As I had read the original story with its European setting before screening the film, I was surprised by the incantation that opened the film which sounded like the opening to a Noh drama. I don't know anything about the history of the translation of A Country Doctor (I've just ordered the book tie-in to have a look at the Japanese text) but it was clear from the breathtakingly beautiful and haunting soundtrack that the translator has not only given a literal translation of the text but has also interpreted the poetic sound values of the original German text into a Japanese poetic form: the dramatic narration. The successful execution of this rests largely on the fact that Yamamura was able to acquire the services of the Shigeyama (茂山) family to do the voice acting. The Shigeyamas are masters of Kyōgen ( 狂言), a comical form of traditional Japanese theatre that originally developed as a kind of entertainment to lighten the mood between the acts of a Noh drama. The Shigeyama family has specialised in Kyōgen since around the turn of the 19th century, and the patriarch of the family, Shigeyama Shigeyama III (茂山千作) has been received the rare honour of being designated a Human National Treasure. He does the main voice for the doctor and four other members of the family do the other voices apart from the children's choir and the award-winning novelist Hitomi Kanehara (金原ひとみ) who does the voice of Rose.
On the surface, Kafka Inaka Isha tells the story of an aging country doctor whose horse has died and he and his maid, Rose are desperately seeking a replacement horse for the doctor to borrow so that he can get to the sick bed of a young boy. A strange man appears out of the doctor's pig stall and lends the doctor two ghostly steeds and tells the doctor of his intention of raping Rose while he is gone. The doctor is unable to control the horses who whisk him off and take him to his destination, through a winter landscape, at great speed. When he arrives at the house, the cause of the boy's illness is at first unclear and the doctor is plagued by guilt and worry about Rose. It is a fairly complex story to summarize, so I would advise you to read the original story.

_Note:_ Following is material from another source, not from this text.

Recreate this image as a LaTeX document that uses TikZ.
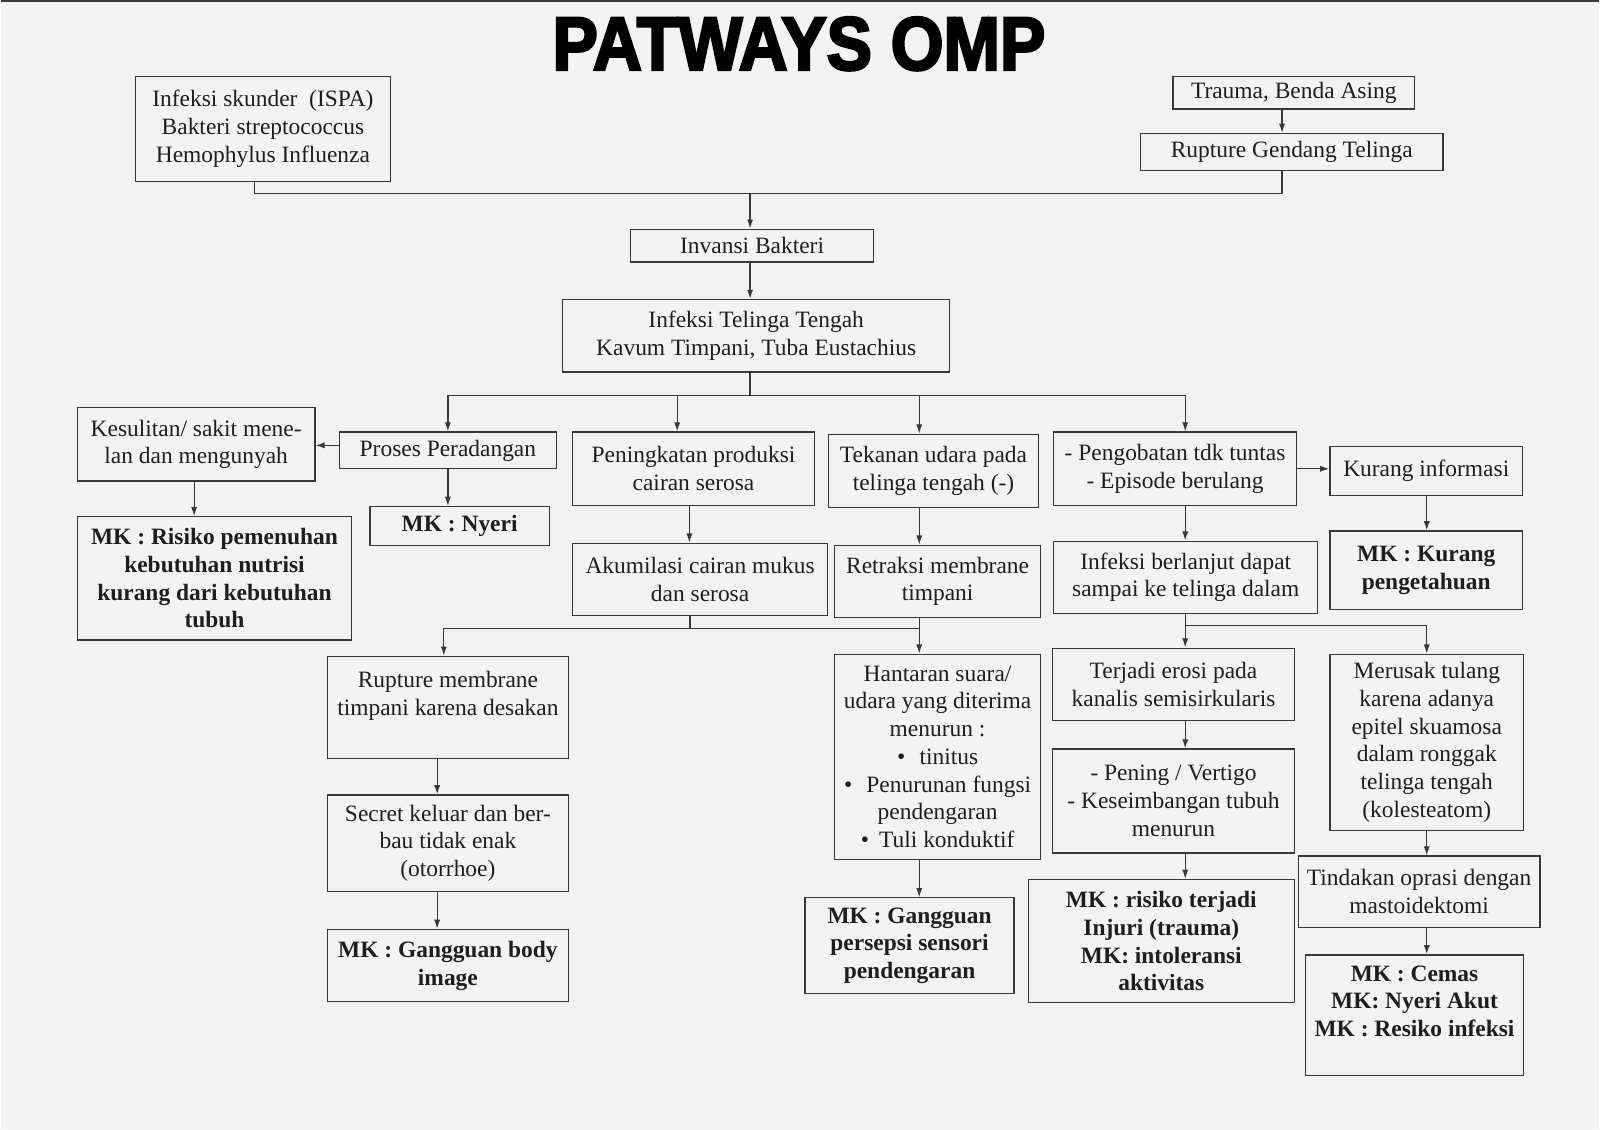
\documentclass[tikz,border=0pt]{standalone}
\usepackage{fontspec}
\setmainfont{Liberation Serif}
\newfontfamily\judulfont[FakeBold=3.5]{Liberation Sans Bold}
\usetikzlibrary{arrows.meta}
\definecolor{latar}{HTML}{F3F3F3}
\definecolor{abu}{HTML}{383838}
\definecolor{tinta}{HTML}{1E1E1E}

\begin{document}
\begin{tikzpicture}[x=1pt,y=-1pt,
        font=\fontsize{23}{27.2}\selectfont, text=tinta,
        garis/.style={draw=abu, line width=1.2pt},
        panah/.style={garis, -{Latex[length=9pt,width=6pt]}},
        kotak/.style={garis, align=center, inner sep=0pt},
        mk/.style={kotak, font=\fontsize{23}{27.2}\selectfont\bfseries},
        ukuran/.style 2 args={minimum width=#1pt, minimum height=#2pt}]
    \fill[latar] (0,0) rectangle (1568,1108);
    \draw[abu, line width=2pt] (0,1) -- (1568,1);

    \node[text=black] (judul) at (783,43) {\judulfont\fontsize{74}{74}\selectfont\scalebox{0.9}[1]{PATWAYS OMP}};

    \node[kotak, ukuran={250}{103}] (infeksiAwal) at (257,126.5) {Infeksi skunder~~(ISPA)\\Bakteri streptococcus\\Hemophylus Influenza};
    \node[kotak, ukuran={237}{32}] (trauma) at (1268.5,91) {Trauma, Benda Asing};
    \node[kotak, ukuran={297}{36}] (rupGendang) at (1266.5,149) {Rupture Gendang Telinga};
    \node[kotak, ukuran={238}{32}] (invansi) at (737,241) {Invansi Bakteri};
    \node[kotak, ukuran={380}{71}] (telinga) at (741,329.5) {Infeksi Telinga Tengah\\Kavum Timpani, Tuba Eustachius};

    \node[kotak, ukuran={233}{72}] (kesulitan) at (191.5,436) {Kesulitan/ sakit mene-\\lan dan mengunyah};
    \node[kotak, ukuran={213}{36}] (proses) at (438.5,442) {Proses Peradangan};
    \node[kotak, ukuran={237}{72}] (peningkatan) at (679.5,460) {Peningkatan produksi\\cairan serosa};
    \node[kotak, ukuran={206}{72}] (tekanan) at (915,462) {Tekanan udara pada\\telinga tengah (-)};
    \node[kotak, ukuran={238}{72}] (pengobatan) at (1152,460) {- Pengobatan tdk tuntas\\- Episode berulang};
    \node[kotak, ukuran={189}{48}] (kurangInfo) at (1398.5,462) {Kurang informasi};

    \node[mk, ukuran={269}{121}] (mkNutrisi) at (209.5,567.5) {MK : Risiko pemenuhan\\kebutuhan nutrisi\\kurang dari kebutuhan\\tubuh};
    \node[mk, ukuran={176}{38}] (mkNyeri) at (450,516) {MK : Nyeri};
    \node[kotak, ukuran={250}{71}] (akumulasi) at (686,568.5) {Akumilasi cairan mukus\\dan serosa};
    \node[kotak, ukuran={202}{71}] (retraksi) at (919,570.5) {Retraksi membrane\\timpani};
    \node[kotak, ukuran={259}{71}] (berlanjut) at (1162.5,566.5) {Infeksi berlanjut dapat\\sampai ke telinga dalam};
    \node[mk, ukuran={189}{77}] (mkKurang) at (1398.5,559.5) {MK : Kurang\\pengetahuan};

    \node[kotak, ukuran={237}{100}] (rupMembran) at (438.5,694) {Rupture membrane\\timpani karena desakan\\~};
    \node[kotak, ukuran={202}{201}] (hantaran) at (919,742.5) {Hantaran suara/\\udara yang diterima\\menurun :\\\textbullet\hspace{14pt}tinitus\\\textbullet\hspace{14pt}Penurunan fungsi\\pendengaran\\\textbullet\hspace{10pt}Tuli konduktif};
    \node[kotak, ukuran={237}{71}] (erosi) at (1150.5,671.5) {Terjadi erosi pada\\kanalis semisirkularis};
    \node[kotak, ukuran={190}{173}] (merusak) at (1399,728.5) {Merusak tulang\\karena adanya\\epitel skuamosa\\dalam ronggak\\telinga tengah\\(kolesteatom)};
    \node[kotak, ukuran={237}{95}] (secret) at (438.5,827.5) {Secret keluar dan ber-\\bau tidak enak\\(otorrhoe)};
    \node[kotak, ukuran={237}{102}] (pening) at (1150.5,786) {- Pening / Vertigo\\- Keseimbangan tubuh\\menurun};
    \node[kotak, ukuran={237}{70}] (tindakan) at (1391.5,875) {Tindakan oprasi dengan\\mastoidektomi};

    \node[mk, ukuran={237}{71}] (mkBody) at (438.5,947.5) {MK : Gangguan body\\image};
    \node[mk, ukuran={205}{94}] (mkPersepsi) at (891.5,928) {MK : Gangguan\\persepsi sensori\\pendengaran};
    \node[mk, ukuran={261}{121}] (mkInjuri) at (1138.5,923.5) {MK : risiko terjadi\\Injuri (trauma)\\MK: intoleransi\\aktivitas};
    \node[mk, ukuran={214}{118}] (mkCemas) at (1387,996) {MK : Cemas\\MK: Nyeri Akut\\MK : Resiko infeksi\\~};

    \coordinate (gabung) at (735,190);
    \coordinate (cabang) at (735,388);
    \coordinate (gabungKiri) at (676,617);
    \coordinate (gabungKanan) at (1162,614);
    \coordinate (jalurT) at (1257,0);
    \coordinate (jalurB) at (901,0);
    \coordinate (jalurC) at (1162,0);
    \coordinate (jalurD) at (1399,0);
    \coordinate (jalurE) at (428,0);

    \draw[garis] ([xshift=-8pt]infeksiAwal.south) |- (gabung) -| (rupGendang.south -| jalurT);
    \draw[panah] (trauma.south -| jalurT) -- (rupGendang.north -| jalurT);
    \draw[panah] (gabung) -- (invansi.north -| gabung);
    \draw[panah] (invansi.south -| gabung) -- (telinga.north -| gabung);
    \draw[garis] (telinga.south -| cabang) -- (cabang);
    \draw[panah] (cabang) -| (proses.north);
    \draw[panah] (cabang) -| ([xshift=-16pt]peningkatan.north);
    \draw[panah] (cabang) -| (tekanan.north -| jalurB);
    \draw[panah] (cabang) -| (pengobatan.north -| jalurC);

    \draw[panah] ([yshift=5pt]proses.west) -- ([yshift=5pt]proses.west -| kesulitan.east);
    \draw[panah] ([xshift=-2pt]kesulitan.south) -- ([xshift=-2pt]kesulitan.south |- mkNutrisi.north);
    \draw[panah] (proses.south) -- (proses.south |- mkNyeri.north);
    \draw[panah] ([xshift=-4pt]peningkatan.south) -- ([xshift=-4pt]peningkatan.south |- akumulasi.north);
    \draw[panah] (pengobatan.east) -- (pengobatan.east -| kurangInfo.west);

    \draw[garis] (akumulasi.south -| gabungKiri) -- (gabungKiri) -- (gabungKiri -| jalurB);
    \draw[panah] (gabungKiri) -| ([xshift=-4pt]rupMembran.north);
    \draw[garis] (berlanjut.south -| jalurC) -- (gabungKanan);
    \draw[panah] (gabungKanan) -| (merusak.north -| jalurD);

    \foreach \dari/\ke/\jalur in {tekanan/retraksi/jalurB, retraksi/hantaran/jalurB, hantaran/mkPersepsi/jalurB,
            rupMembran/secret/jalurE, secret/mkBody/jalurE,
            pengobatan/berlanjut/jalurC, berlanjut/erosi/jalurC, erosi/pening/jalurC, pening/mkInjuri/jalurC,
            kurangInfo/mkKurang/jalurD, merusak/tindakan/jalurD, tindakan/mkCemas/jalurD}
        \draw[panah] (\dari.south -| \jalur) -- (\ke.north -| \jalur);
\end{tikzpicture}
\end{document}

Yamamura provides the audience with many clues that this tale is a psychological one. The most obvious is the distortion of the doctor's head from small to grotequely large throughout the film. At times it looks as if we are seeing his head through a fisheye lens. There are also the two small ghostly figures of boys who appear over the doctor's shoulder. Their doubling is accuntuated by the doubling of the narrator's voice – the story is told by the doctor in the first person with two voice-over narrators.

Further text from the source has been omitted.